There’s a big hullabaloo going on in Britain about Margaret Thatcher’s death and the subsequent celebrations in pockets around the nation.
In Glasgow’s George Square (where protest about Thatcher’s poll tax took place in 1989), hundreds of people gathered wearing hats, opened champagne, and launched streamers to mark her death. In Brixton, London (the scene of massive rioting in 1981) over 150 gathered for an impromptu street party after it was announced on Facebook. Bristol, Liverpool, Leeds and numerous other cities saw people handing out cake and chanting songs like “If you still hate Thatcher clap your hands!”:
The celebrations extended beyond Britain’s borders – in South Africa, where resentment of Thatcher’s support of the Apartheid government still simmers, political figures expressed happiness at her passing. The Huff Post reported:
Pallo Jordan, a once-exiled ANC leader, was more direct. He told the Guardian: “Good riddance.”
“I’ve just sent a letter of congratulations,” Jordan said. “I say good riddance. She was a staunch supporter of the apartheid regime. She was part of the right wing alliance with Ronald Reagan that led to a lot of avoidable deaths.”
The joyous reactions to Thatcher’s death have been met with stern responses from her fans, and much of the political establishment.
Speaking on BBC Radio Ulster, former Prime Minister Tony Blair said that the celebrations of Baroness Thatcher’s death were not acceptable, saying, ”Even if you disagree with someone very strongly, you can still particularly at the moment of their passing, you should show some respect.”
Wrote Janet Daley in the conservative Telegraph:
Isn’t it about time we stopped devoting ridiculously disproportionate amounts of news coverage to the handful (and I do mean handful, in proportion to the national population) of youthful idiots and embittered misfits who are “celebrating” the death of the greatest peacetime British prime minister?
So what is the answer? Is it ok to celebrate someone’s death if you believe they caused you, your family or your country unnecessary pain?
I wrote about Thatcher’s tragic legacy yesterday, so don’t think it’s necessary to rehash the specifics. It is suffice to say that through her policies, Thatcher caused an immense amount of damage to large sectors of the British population (and of course abroad in places like South Africa).
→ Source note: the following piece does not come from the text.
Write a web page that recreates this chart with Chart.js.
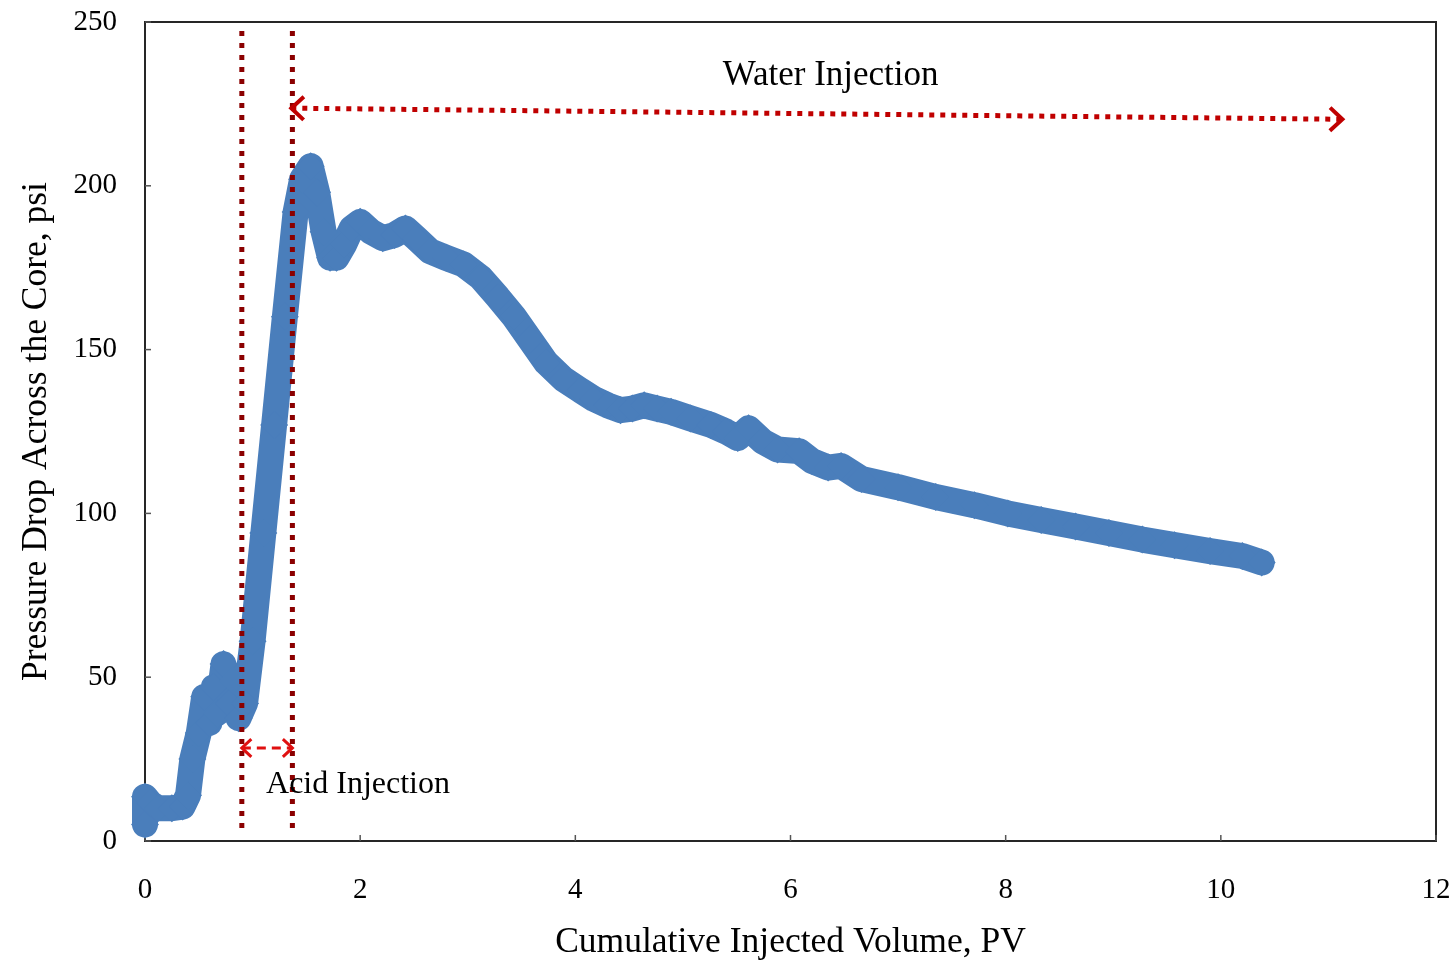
<!DOCTYPE html>
<html>
<head>
<meta charset="utf-8">
<script src="https://cdn.jsdelivr.net/npm/chart.js@4.4.1/dist/chart.umd.min.js"></script>
<style>
  body { margin: 0; background: #fff; }
  #chart { display: block; }
</style>
</head>
<body>
<canvas id="chart" width="1454" height="970"></canvas>
<script>
// Volume injecte cumule (PV) et chute de pression (psi)
const pvValues = [0, 0, 0.05, 0.12, 0.25, 0.35, 0.40, 0.44, 0.50, 0.55, 0.60, 0.64, 0.67, 0.73, 0.78, 0.82,
  0.87, 0.93, 1.00, 1.10, 1.20, 1.30, 1.40, 1.46, 1.54, 1.60, 1.66, 1.72, 1.78, 1.85, 1.92, 2.00, 2.10,
  2.21, 2.32, 2.42, 2.52, 2.65, 2.80, 2.96, 3.12, 3.28, 3.43, 3.58, 3.73, 3.89, 4.05, 4.17, 4.30, 4.42,
  4.53, 4.64, 4.76, 4.89, 5.07, 5.26, 5.40, 5.51, 5.61, 5.74, 5.88, 6.08, 6.20, 6.35, 6.47, 6.66, 7.00,
  7.35, 7.71, 8.02, 8.33, 8.65, 8.96, 9.27, 9.57, 9.90, 10.20, 10.38];
const dpValues = [5, 13.5, 11.5, 10, 10, 10.5, 14, 25, 33, 44, 36, 47, 39, 54, 42, 49,
  37.5, 42, 61, 94, 127, 160, 192, 202, 206, 198, 186, 178, 178, 182, 187, 189, 186,
  184, 185, 187, 184, 180, 178, 176, 172, 166, 160, 153, 146, 141, 137.5, 135, 133, 131.5,
  132, 133, 132, 131, 129, 127, 125, 123, 126, 122, 119.5, 119, 116, 114, 114.5, 110.5, 108,
  105, 102.5, 100, 98, 96, 94, 92, 90.3, 88.5, 87, 85];

// Limites des injections (PV)
const acidStart = 0.9;
const acidEnd = 1.37;
// Fleches : [x debut, y debut, x fin, y fin]
const waterArrow = [1.36, 223.7, 11.13, 220.3];
const acidArrow = [0.9, 28.4, 1.37, 28.4];
// Etiquettes : [texte, x, y]
const waterLabel = ['Water Injection', 5.37, 233.7];
const acidLabel = ['Acid Injection', 1.125, 17.1];

const xTitle = 'Cumulative Injected Volume, PV';
const yTitle = 'Pressure Drop Across the Core, psi';

const serif = '"Liberation Serif", "Times New Roman", serif';

const pts = (xs, ys) => xs.map((v, i) => ({ x: v, y: ys[i] }));

// Dessine une pointe de fleche ouverte
function chevron(ctx, tx, ty, ang, len) {
  ctx.beginPath();
  ctx.moveTo(tx - len * Math.cos(ang - 0.75), ty - len * Math.sin(ang - 0.75));
  ctx.lineTo(tx, ty);
  ctx.lineTo(tx - len * Math.cos(ang + 0.75), ty - len * Math.sin(ang + 0.75));
  ctx.stroke();
}

// pas de marge automatique autour des axes
function fixScale(s, size) {
  if (s.isHorizontal()) s.height = size; else s.width = size;
  s.paddingTop = 0; s.paddingBottom = 0; s.paddingLeft = 0; s.paddingRight = 0;
}

const framePlugin = {
  id: 'frame',
  beforeDatasetsDraw(chart) {
    const { ctx, chartArea: a, scales: { x, y } } = chart;
    ctx.save();
    ctx.strokeStyle = '#262626';
    ctx.lineWidth = 2;
    ctx.strokeRect(a.left, a.top, a.right - a.left, a.bottom - a.top);
    // petits traits de graduation vers l'interieur
    ctx.lineWidth = 1.5;
    ctx.strokeStyle = '#555';
    y.ticks.forEach(t => {
      const py = y.getPixelForValue(t.value);
      ctx.beginPath(); ctx.moveTo(a.left, py); ctx.lineTo(a.left + 6, py); ctx.stroke();
    });
    x.ticks.forEach(t => {
      const px = x.getPixelForValue(t.value);
      ctx.beginPath(); ctx.moveTo(px, a.bottom); ctx.lineTo(px, a.bottom - 6); ctx.stroke();
    });
    ctx.restore();
  }
};

const annotPlugin = {
  id: 'annot',
  afterDatasetsDraw(chart) {
    const { ctx, scales: { x, y } } = chart;
    ctx.save();
    ctx.lineCap = 'butt';
    ctx.lineJoin = 'miter';

    // pointes de la fleche "Water Injection"
    let x1 = x.getPixelForValue(waterArrow[0]), y1 = y.getPixelForValue(waterArrow[1]);
    let x2 = x.getPixelForValue(waterArrow[2]), y2 = y.getPixelForValue(waterArrow[3]);
    let ang = Math.atan2(y2 - y1, x2 - x1);
    ctx.strokeStyle = '#c00000';
    ctx.lineWidth = 4;
    chevron(ctx, x2, y2, ang, 17);
    chevron(ctx, x1, y1, ang + Math.PI, 17);

    // pointes de la fleche "Acid Injection"
    x1 = x.getPixelForValue(acidArrow[0]); y1 = y.getPixelForValue(acidArrow[1]);
    x2 = x.getPixelForValue(acidArrow[2]); y2 = y.getPixelForValue(acidArrow[3]);
    ang = Math.atan2(y2 - y1, x2 - x1);
    ctx.strokeStyle = '#e01010';
    ctx.lineWidth = 3;
    chevron(ctx, x2, y2, ang, 13);
    chevron(ctx, x1, y1, ang + Math.PI, 13);

    // textes
    ctx.fillStyle = '#000';
    ctx.textBaseline = 'middle';
    ctx.textAlign = 'left';
    ctx.font = '35px ' + serif;
    ctx.fillText(waterLabel[0], x.getPixelForValue(waterLabel[1]), y.getPixelForValue(waterLabel[2]));
    ctx.font = '32px ' + serif;
    ctx.fillText(acidLabel[0], x.getPixelForValue(acidLabel[1]), y.getPixelForValue(acidLabel[2]));
    ctx.restore();
  }
};

new Chart(document.getElementById('chart'), {
  type: 'scatter',
  data: {
    datasets: [
      {
        // limites verticales en pointille
        data: pts([acidStart, acidStart], [4, 249]),
        showLine: true, borderColor: '#8b0000', borderWidth: 5, borderDash: [5, 7],
        pointRadius: 0, order: 0
      },
      {
        data: pts([acidEnd, acidEnd], [4, 249]),
        showLine: true, borderColor: '#8b0000', borderWidth: 5, borderDash: [5, 7],
        pointRadius: 0, order: 0
      },
      {
        data: pts([waterArrow[0], waterArrow[2]], [waterArrow[1], waterArrow[3]]),
        showLine: true, borderColor: '#c00000', borderWidth: 5, borderDash: [5, 6],
        pointRadius: 0, order: 0
      },
      {
        data: pts([acidArrow[0], acidArrow[2]], [acidArrow[1], acidArrow[3]]),
        showLine: true, borderColor: '#e01010', borderWidth: 3, borderDash: [9, 6],
        pointRadius: 0, order: 0
      },
      {
        label: 'Pressure drop',
        data: pts(pvValues, dpValues),
        showLine: true,
        borderColor: '#4a7ebb',
        backgroundColor: '#4a7ebb',
        borderWidth: 26,
        borderJoinStyle: 'round',
        borderCapStyle: 'round',
        pointStyle: 'rectRot',
        pointRadius: 14,
        pointBorderWidth: 0,
        tension: 0,
        clip: false,
        order: 1
      }
    ]
  },
  options: {
    responsive: false,
    animation: false,
    events: [],
    layout: { padding: { left: 0, right: 18, top: 22, bottom: 0 } },
    plugins: { legend: { display: false }, tooltip: { enabled: false } },
    scales: {
      x: {
        type: 'linear', min: 0, max: 12,
        grid: { display: false, drawTicks: false },
        border: { display: false },
        ticks: { stepSize: 2, padding: 32, color: '#000', font: { family: serif, size: 29 } },
        title: { display: true, text: xTitle, color: '#000', padding: { top: 0, bottom: 6 },
          font: { family: serif, size: 35.5 } },
        afterFit: s => fixScale(s, 970 - 841)
      },
      y: {
        type: 'linear', min: 0, max: 250,
        grid: { display: false, drawTicks: false },
        border: { display: false },
        ticks: { stepSize: 50, padding: 28, color: '#000', font: { family: serif, size: 29 } },
        title: { display: true, text: yTitle, color: '#000', padding: { top: 15, bottom: 0 },
          font: { family: serif, size: 35.5 } },
        afterFit: s => fixScale(s, 145)
      }
    }
  },
  plugins: [framePlugin, annotPlugin]
});
</script>
</body>
</html>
Britain is a fundamentally different place due to the radical measures she took to deregulate and privatize the economy, and as a result, it is almost irreversibly polarized and unequal. Miners lost their livelihoods, child poverty increased dramatically and workers rights were flushed down the toilet. Thatcher’s policies wrecked lives, and the anger is entirely understandable.
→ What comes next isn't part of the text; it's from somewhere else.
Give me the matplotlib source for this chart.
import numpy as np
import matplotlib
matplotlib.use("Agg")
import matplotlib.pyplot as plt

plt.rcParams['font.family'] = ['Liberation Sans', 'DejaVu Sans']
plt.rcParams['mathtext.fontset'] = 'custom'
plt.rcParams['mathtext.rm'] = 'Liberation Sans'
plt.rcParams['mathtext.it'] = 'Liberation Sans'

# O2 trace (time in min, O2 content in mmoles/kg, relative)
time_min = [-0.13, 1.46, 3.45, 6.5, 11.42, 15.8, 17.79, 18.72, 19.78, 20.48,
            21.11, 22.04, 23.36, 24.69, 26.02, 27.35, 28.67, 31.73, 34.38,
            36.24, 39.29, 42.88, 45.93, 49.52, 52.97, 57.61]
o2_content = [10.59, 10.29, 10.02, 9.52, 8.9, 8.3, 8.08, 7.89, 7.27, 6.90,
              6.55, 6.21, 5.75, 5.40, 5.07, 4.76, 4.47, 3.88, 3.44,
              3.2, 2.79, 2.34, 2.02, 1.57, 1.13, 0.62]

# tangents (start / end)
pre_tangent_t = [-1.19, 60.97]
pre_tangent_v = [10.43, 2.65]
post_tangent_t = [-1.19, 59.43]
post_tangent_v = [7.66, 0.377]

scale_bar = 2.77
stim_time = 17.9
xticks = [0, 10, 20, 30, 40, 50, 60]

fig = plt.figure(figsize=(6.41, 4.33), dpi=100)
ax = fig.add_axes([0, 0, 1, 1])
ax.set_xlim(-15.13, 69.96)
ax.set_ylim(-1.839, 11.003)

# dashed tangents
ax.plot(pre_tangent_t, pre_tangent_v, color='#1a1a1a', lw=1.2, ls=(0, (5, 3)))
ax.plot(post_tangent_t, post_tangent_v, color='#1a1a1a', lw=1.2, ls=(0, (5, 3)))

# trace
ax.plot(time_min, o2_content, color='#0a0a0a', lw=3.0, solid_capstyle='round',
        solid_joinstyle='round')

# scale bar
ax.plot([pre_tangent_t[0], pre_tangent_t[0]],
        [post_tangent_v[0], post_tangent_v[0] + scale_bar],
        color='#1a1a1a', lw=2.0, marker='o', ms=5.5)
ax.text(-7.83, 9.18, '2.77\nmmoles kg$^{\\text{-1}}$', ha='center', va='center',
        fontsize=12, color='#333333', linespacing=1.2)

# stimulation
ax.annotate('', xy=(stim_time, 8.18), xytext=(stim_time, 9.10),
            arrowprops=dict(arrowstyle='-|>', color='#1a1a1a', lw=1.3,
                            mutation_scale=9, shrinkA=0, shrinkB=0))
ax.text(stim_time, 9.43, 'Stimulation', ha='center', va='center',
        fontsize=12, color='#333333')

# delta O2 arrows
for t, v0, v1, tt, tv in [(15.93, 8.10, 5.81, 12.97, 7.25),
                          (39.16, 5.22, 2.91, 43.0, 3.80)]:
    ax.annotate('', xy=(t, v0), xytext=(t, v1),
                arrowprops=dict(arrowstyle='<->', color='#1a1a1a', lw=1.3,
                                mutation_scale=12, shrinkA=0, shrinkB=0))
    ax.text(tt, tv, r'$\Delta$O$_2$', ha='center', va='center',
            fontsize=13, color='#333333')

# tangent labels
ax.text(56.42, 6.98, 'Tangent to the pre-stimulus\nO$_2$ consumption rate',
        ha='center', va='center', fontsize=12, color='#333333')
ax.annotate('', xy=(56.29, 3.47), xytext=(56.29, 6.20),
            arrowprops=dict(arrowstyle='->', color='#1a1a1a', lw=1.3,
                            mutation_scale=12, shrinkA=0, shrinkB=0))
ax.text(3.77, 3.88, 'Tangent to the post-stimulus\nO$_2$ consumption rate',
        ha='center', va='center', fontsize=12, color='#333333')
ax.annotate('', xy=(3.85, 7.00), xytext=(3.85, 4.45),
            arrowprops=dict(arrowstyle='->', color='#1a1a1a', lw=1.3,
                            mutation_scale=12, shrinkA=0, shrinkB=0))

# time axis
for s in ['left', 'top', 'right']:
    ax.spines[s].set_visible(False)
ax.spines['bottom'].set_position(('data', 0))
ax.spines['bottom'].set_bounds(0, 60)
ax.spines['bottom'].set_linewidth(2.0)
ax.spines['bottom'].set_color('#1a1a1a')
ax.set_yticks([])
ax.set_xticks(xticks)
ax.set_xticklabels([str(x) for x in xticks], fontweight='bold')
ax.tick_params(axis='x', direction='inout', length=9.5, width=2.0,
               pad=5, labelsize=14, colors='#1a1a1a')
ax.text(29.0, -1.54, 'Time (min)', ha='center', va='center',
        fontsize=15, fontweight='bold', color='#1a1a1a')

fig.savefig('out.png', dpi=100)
But to take to the streets, sing songs and break out champagne takes that anger to a completely new place, and it’s not somewhere I’d personally like to go.
I don’t wish to lecture anyone celebrating her death – my family wasn’t negatively affected by the Thatcher years (the opposite), so I can only try to empathize with those whose lives were ruined. I can only express my own feelings on the matter and hope that it may provoke some more nuanced debate on the topic.
There are some truly monstrous characters whose deaths are ultimately a good thing. I would personally pull the trigger on many brutal dictators throughout history – Adolf Hitler, Pol Pot, Josef Stalin, and so on. But these would not be joyous events, just a moral necessity to stop unnecessary carnage and human misery. When the US military took out Osama Bin Laden, it was I believe, ultimately a good thing. I was pleased a genocidal maniac was dead, but not over joyed. I couldn’t really get my head around the celebrations going on around the country – it seemed slightly sadistic and grotesque to be cheering for the pain caused to another human being, no matter how evil they were. If you’ve ever been around real violence or death, it isn’t pleasant, and only people with psychological problems want more of it.
I think it is justified in saying that Thatcher’s presence in British politics caused a lot more damage than good, and her departure from government was of huge benefit to the public. You can be pleased that she is no longer around to do any harm (she hasn’t actually done anything in 23 years), but to celebrate her death is to celebrate someone’s pain and suffering, and that can’t be a good thing.
Martin McGuinness Sinn Fein’s Deputy First Minister at the Northern Ireland Assembly, and long time Thatcher nemesis said it best, tweeting out: “Resist celebrating the death of Margaret Thatcher. She was not a peacemaker but it is a mistake to allow her death to poison our minds.”